Retrofitting technology could benefit the EU economy enormously. Such activities could save up to 60% of a building’s energy consumption and this would translate into direct savings in energy expenditure. But energy technology alone is only part of the answer. There are also other barriers to retrofitting such as financial, legal and political impediments.

To tackle these issues, data collection on how energy is used in buildings is key. Now, an Italian energy efficiency company, Officinæ Verdi, based in Rome, has developed an innovative building management system (BMS) that can directly link energetic performance to financial impact.

This could help convince those making decisions to support high costs for renovation works, such as banks, of the benefits of retrofitting, based on hard data. It could also drive changes in people’s energy consumption behaviour.

Data-driven savings

Officinæ Verdi is working on public buildings, through the European project R2Cities. “We are involved in technology-payback analysis; this means we evaluate the financial sustainability of each technology,” says Giovanni Tordi, CEO of Officinæ Verdi.

He explains that several issues often prevent the implementation of retrofitting like a thermal coat insulation: the considerable costs, the credit crunch and the involvement of all the owners of the building.

Thus, “data could be used as a base for presenting a renovation project to a bank for getting the financial support that is needed,” affirms Simone Tola, coordinator of the public Agency for energy in the Venice province, Italy. In the long run, such fact-based investment may help businesses and the public sector make important energy saving interventions.

To realise the value of energy saving achieved, monitoring is key. An example of such monitoring system is the Mætrics Advanced BMS platform developed by Officinæ Verdi.

It gathers information on energy flows and building environmental parameters—such as humidity, indoor and outdoor temperature, etc.—thanks to a network of sensors displaced in strategic points. Through the platform’s software console, a building manager can analyse the energy consumption inefficiencies in detail.

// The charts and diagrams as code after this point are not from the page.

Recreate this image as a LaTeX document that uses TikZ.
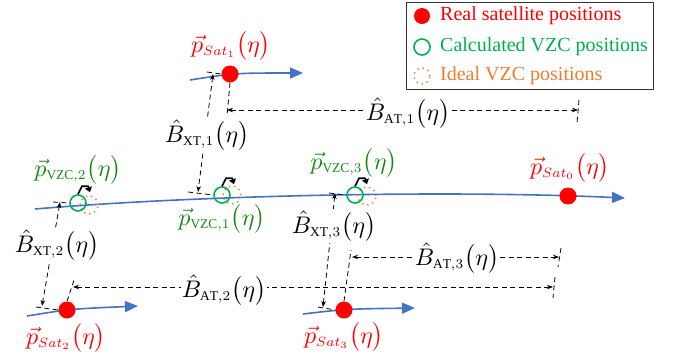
\documentclass[tikz,border=0pt]{standalone}
\usepackage{graphicx}
\usepackage{fontspec}
\setmainfont{Liberation Serif}
\usetikzlibrary{arrows.meta}
\definecolor{trk}{RGB}{68,114,196}
\definecolor{lgreen}{RGB}{0,176,80}
\definecolor{dgreen}{RGB}{20,135,20}
\definecolor{org}{RGB}{237,125,49}
\newcommand{\mylabmath}[1]{\scalebox{2.4}{$#1$}}
\newcommand{\sbx}[1]{\scalebox{0.8}{$\scriptstyle #1$}}
\newcommand{\etaarg}{\bigl(\eta\bigr)}
\begin{document}
\begin{tikzpicture}[x=1pt,y=-1pt,
  track/.style={trk,line width=1.6pt,-{Triangle[length=13pt,width=11pt]}},
  realsat/.style={circle,fill=red,inner sep=0pt,minimum size=17pt},
  calcvzc/.style={circle,draw=lgreen,line width=1.6pt,inner sep=0pt,minimum size=16pt},
  idealvzc/.style={circle,draw=org,line width=1.5pt,dash pattern=on 1.3pt off 4pt,inner sep=0pt,minimum size=18pt},
  dim/.style={black,line width=0.8pt,dash pattern=on 5pt off 3.5pt},
  dimarr/.style={dim,{Stealth[length=6pt,width=4.5pt]}-{Stealth[length=6pt,width=4.5pt]}},
  hook/.style={black,line width=1.6pt,-{Triangle[length=5pt,width=7pt]}},
  mlab/.style={inner sep=1pt},
  blab/.style={mlab,fill=white,inner sep=1pt},
  legtxt/.style={font=\fontsize{20}{24}\selectfont,anchor=west,inner sep=0pt}]
\useasboundingbox (0,0) rectangle (674,360);

% legend
\node[draw=black!80,line width=1pt,minimum width=247pt,minimum height=87pt,anchor=north west,inner sep=0pt] (leg) at (406,2) {};
\node[realsat,minimum size=16pt] (lr) at (422,16) {};
\node[calcvzc] (lg) at (422,47) {};
\node[idealvzc,minimum size=16pt] (lo) at (422,76) {};
\node[legtxt,text=red] (lrt) at (440,16) {Real satellite positions};
\node[legtxt,text=lgreen] (lgt) at (440,47) {Calculated VZC positions};
\node[legtxt,text=org] (lot) at (440,76) {Ideal VZC positions};

% tracks
\draw[track] (190,80) .. controls (235,73) .. (303,73);
\draw[track] (35,209) .. controls (200,195) and (450,190) .. (625,198);
\draw[track] (27,316) .. controls (70,309) .. (138,306);
\draw[track] (303,314) .. controls (346,309) .. (415,308);

% ideal VZC
\node[idealvzc] (o2) at (89,205) {};
\node[idealvzc] (o1) at (232,195) {};
\node[idealvzc] (o3) at (367,196) {};

% satellites
\node[realsat] (s1) at (230,74) {};
\node[realsat] (s0) at (568,196) {};
\node[realsat] (s2) at (67,310) {};
\node[realsat] (s3) at (344,310) {};

% calculated VZC
\node[calcvzc] (g2) at (78,203) {};
\node[calcvzc] (g1) at (222,195) {};
\node[calcvzc] (g3) at (355,195) {};

% hooks
\draw[hook] (g2.north) -- ++(4,-8) -- ++(6,0) -- ++(2,6);
\draw[hook] (g1.north) -- ++(4,-8) -- ++(6,0) -- ++(2,6);
\draw[hook] (g3.north) -- ++(4,-8) -- ++(6,0) -- ++(2,6);

% labels of positions
\node[mlab,text=red] (ls1) at (231,46) {\mylabmath{\vec{p}_{\sbx{Sat_1}}\etaarg}};
\node[mlab,text=red] (ls0) at (570,168) {\mylabmath{\vec{p}_{\sbx{Sat_0}}\etaarg}};
\node[mlab,text=red] (ls2) at (66,338) {\mylabmath{\vec{p}_{\sbx{Sat_2}}\etaarg}};
\node[mlab,text=red] (ls3) at (344,337) {\mylabmath{\vec{p}_{\sbx{Sat_3}}\etaarg}};
\node[mlab,text=dgreen] (lg2) at (78,170) {\mylabmath{\vec{p}_{\sbx{\mathrm{VZC},2}}\etaarg}};
\node[mlab,text=dgreen] (lg1) at (222,219) {\mylabmath{\vec{p}_{\sbx{\mathrm{VZC},1}}\etaarg}};
\node[mlab,text=dgreen] (lg3) at (354,163) {\mylabmath{\vec{p}_{\sbx{\mathrm{VZC},3}}\etaarg}};

% cross-track dimension lines
\coordinate (x1a) at (213,74); \coordinate (x1b) at (198,192);
\coordinate (x2a) at (60,202); \coordinate (x2b) at (42,306);
\coordinate (x3a) at (335,193); \coordinate (x3b) at (323,307);
\draw[dim] (207,72) -- (s1.west);
\draw[dim] (188,192) -- (g1.west);
\draw[dim] (53,202) -- (g2.west);
\draw[dim] (36,307) -- (s2.west);
\draw[dim] (329,193) -- (g3.west);
\draw[dim] (318,307) -- (s3.west);
\draw[dimarr] (x1a) -- (x1b);
\draw[dimarr] (x2a) -- (x2b);
\draw[dimarr] (x3a) -- (x3b);
\node[blab] (bx1) at (207,135) {\mylabmath{\hat{B}_{\sbx{\mathrm{XT},1}}\etaarg}};
\node[blab] (bx2) at (57,245) {\mylabmath{\hat{B}_{\sbx{\mathrm{XT},2}}\etaarg}};
\node[blab] (bx3) at (334,226) {\mylabmath{\hat{B}_{\sbx{\mathrm{XT},3}}\etaarg}};

% along-track dimension lines
\coordinate (a1a) at (227,110); \coordinate (a1b) at (578,110);
\coordinate (a2a) at (73,287); \coordinate (a2b) at (553,287);
\coordinate (a3a) at (352,257); \coordinate (a3b) at (559,257);
\draw[dim] (s1.south) -- (227,116);
\draw[dim] (s2.north) -- (74,280);
\draw[dim] (s3.north) -- (351,250);
\draw[dim] (579,100) -- (577,123);
\draw[dim] (555,277) -- (553,298);
\draw[dim] (561,248) -- (558,267);
\draw[dimarr] (a1a) -- (a1b);
\draw[dimarr] (a2a) -- (a2b);
\draw[dimarr] (a3a) -- (a3b);
\node[blab] (ba1) at (408,113) {\mylabmath{\hat{B}_{\sbx{\mathrm{AT},1}}\etaarg}};
\node[blab] (ba2) at (224,290) {\mylabmath{\hat{B}_{\sbx{\mathrm{AT},2}}\etaarg}};
\node[blab] (ba3) at (457,258) {\mylabmath{\hat{B}_{\sbx{\mathrm{AT},3}}\etaarg}};
\end{tikzpicture}
\end{document}
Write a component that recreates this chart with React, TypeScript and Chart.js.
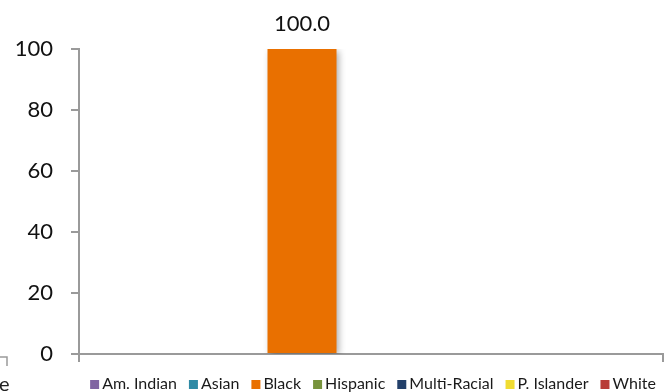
import React, { useEffect, useRef } from "react";
import { Chart, registerables } from "chart.js";

Chart.register(...registerables);

const categories = [""];
const seriesNames = ["Am. Indian", "Asian", "Black", "Hispanic", "Multi-Racial", "P. Islander", "White"];
const seriesValues: (number | null)[] = [null, null, 100, null, null, null, null];
const seriesColors = ["#8064a2", "#2f8aa5", "#e97000", "#77933c", "#23406a", "#f0dc32", "#b83c37"];
const yMin = 0;
const yMax = 100;
const yStep = 20;

const FONT = "Lato, 'Open Sans', sans-serif";
const AXIS_COLOR = "#9a9a9a";

const shadowPlugin = {
  id: "barShadow",
  beforeDatasetsDraw(chart: any) {
    const ctx = chart.ctx;
    ctx.save();
    ctx.shadowColor = "rgba(0,0,0,0.35)";
    ctx.shadowBlur = 7;
    ctx.shadowOffsetX = 2;
    ctx.shadowOffsetY = 2;
  },
  afterDatasetsDraw(chart: any) {
    chart.ctx.restore();
  },
};

const valueLabelPlugin = {
  id: "valueLabels",
  afterDatasetsDraw(chart: any) {
    const ctx = chart.ctx;
    ctx.save();
    ctx.font = `22px ${FONT}`;
    ctx.fillStyle = "#111";
    ctx.textAlign = "center";
    ctx.textBaseline = "alphabetic";
    chart.data.datasets.forEach((ds: any, i: number) => {
      const meta = chart.getDatasetMeta(i);
      meta.data.forEach((el: any, j: number) => {
        const v = ds.data[j];
        if (v === null || v === undefined) return;
        ctx.fillText(Number(v).toFixed(1), el.x, el.y - 18);
      });
    });
    ctx.restore();
  },
};

const legendPlugin = {
  id: "customLegend",
  afterDraw(chart: any) {
    const ctx = chart.ctx;
    ctx.save();
    ctx.font = `16px ${FONT}`;
    const box = 9;
    const boxGap = 3;
    const itemGap = 12;
    const items = chart.data.datasets.map((ds: any) => ({
      label: ds.label as string,
      color: ds.backgroundColor as string,
      w: ctx.measureText(ds.label).width,
    }));
    const total =
      items.reduce((s: number, it: any) => s + box + boxGap + it.w, 0) + itemGap * (items.length - 1);
    const center = 373;
    let x = center - total / 2;
    const baseline = 389;
    items.forEach((it: any) => {
      ctx.fillStyle = it.color;
      ctx.fillRect(x, baseline - box, box, box);
      ctx.fillStyle = "#1a1a1a";
      ctx.textAlign = "left";
      ctx.textBaseline = "alphabetic";
      ctx.fillText(it.label, x + box + boxGap, baseline);
      x += box + boxGap + it.w + itemGap;
    });
    // cropped fragment of neighbouring content at the bottom-left edge
    ctx.strokeStyle = AXIS_COLOR;
    ctx.lineWidth = 1.5;
    ctx.beginPath();
    ctx.moveTo(0, 357);
    ctx.lineTo(7, 357);
    ctx.lineTo(7, 366);
    ctx.stroke();
    ctx.font = `20px ${FONT}`;
    ctx.fillStyle = "#222";
    ctx.fillText("e", -1, 391);
    ctx.restore();
  },
};

export default function App() {
  const ref = useRef<HTMLCanvasElement | null>(null);

  useEffect(() => {
    if (!ref.current) return;
    const chart = new Chart(ref.current, {
      type: "bar",
      data: {
        labels: categories,
        datasets: seriesNames.map((name, i) => ({
          label: name,
          data: [seriesValues[i]],
          backgroundColor: seriesColors[i],
          borderWidth: 0,
          categoryPercentage: 0.827,
          barPercentage: 1.0,
        })),
      },
      options: {
        responsive: false,
        animation: false,
        layout: { padding: { top: 49, right: 3, bottom: 30, left: 0 } },
        plugins: {
          legend: { display: false },
          tooltip: { enabled: false },
          title: { display: false },
        },
        scales: {
          x: {
            grid: {
              display: true,
              drawOnChartArea: false,
              drawTicks: true,
              tickLength: 8,
              color: AXIS_COLOR,
              lineWidth: 2,
              offset: true,
            },
            border: { display: true, color: AXIS_COLOR, width: 2 },
            ticks: { display: false },
          },
          y: {
            min: yMin,
            max: yMax,
            ticks: {
              stepSize: yStep,
              padding: 18,
              color: "#111",
              font: { family: FONT, size: 22 },
            },
            grid: {
              display: true,
              drawOnChartArea: false,
              drawTicks: true,
              tickLength: 8,
              color: AXIS_COLOR,
              lineWidth: 2,
            },
            border: { display: true, color: AXIS_COLOR, width: 2 },
            afterFit(scale: any) {
              scale.width = 79;
            },
          },
        },
      },
      plugins: [shadowPlugin, valueLabelPlugin, legendPlugin],
    });
    return () => chart.destroy();
  }, []);

  return (
    <div style={{ position: "absolute", left: 0, top: 0, width: 666, height: 392, background: "#fff" }}>
      <canvas ref={ref} width={666} height={392} style={{ display: "block" }} />
    </div>
  );
}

They can also directly link energetic performance with financial cost. This enables fact-based forecasting for future bills.

User behaviour shift

However, data collection may only be part of the issue. It has to be combined with a “smart man-machine interface,” says Fabio Morea, a retrofitting engineering expert at Area Science Park, a cluster of university spin offs and start-up companies in Trieste, Italy. “What is essential in energy saving and sustainability is fusing technological interventions with changes in people’s behaviour.”

The data collected by a platform, such as Mætrics Advanced, could be “a fundamental drive to change how people behave with respect to energy efficiency”, he adds. And changing behaviour is difficult, particularly if people do not see an immediate payback. “We have the technology to retrofit the existing buildings, boost energy savings and limit inefficiencies,” says Tola.

Private vs public

But there could be big differences between the private and public sectors. “Data collection can be used as a leverage, especially if it is directly linked to economic savings,” Tola notes, “but it is much easier in the private than in the public sector.”

If a building manager of a company can see a way to save money in a financially sustainable way, he or she would go for it. “But in the public administration, that would mean that extra-technical and political aspects of energy management should make a little step back,” he adds. Energy and financial data should provide a fact-based platform to determine the development of energy management of public buildings. But it is not so common.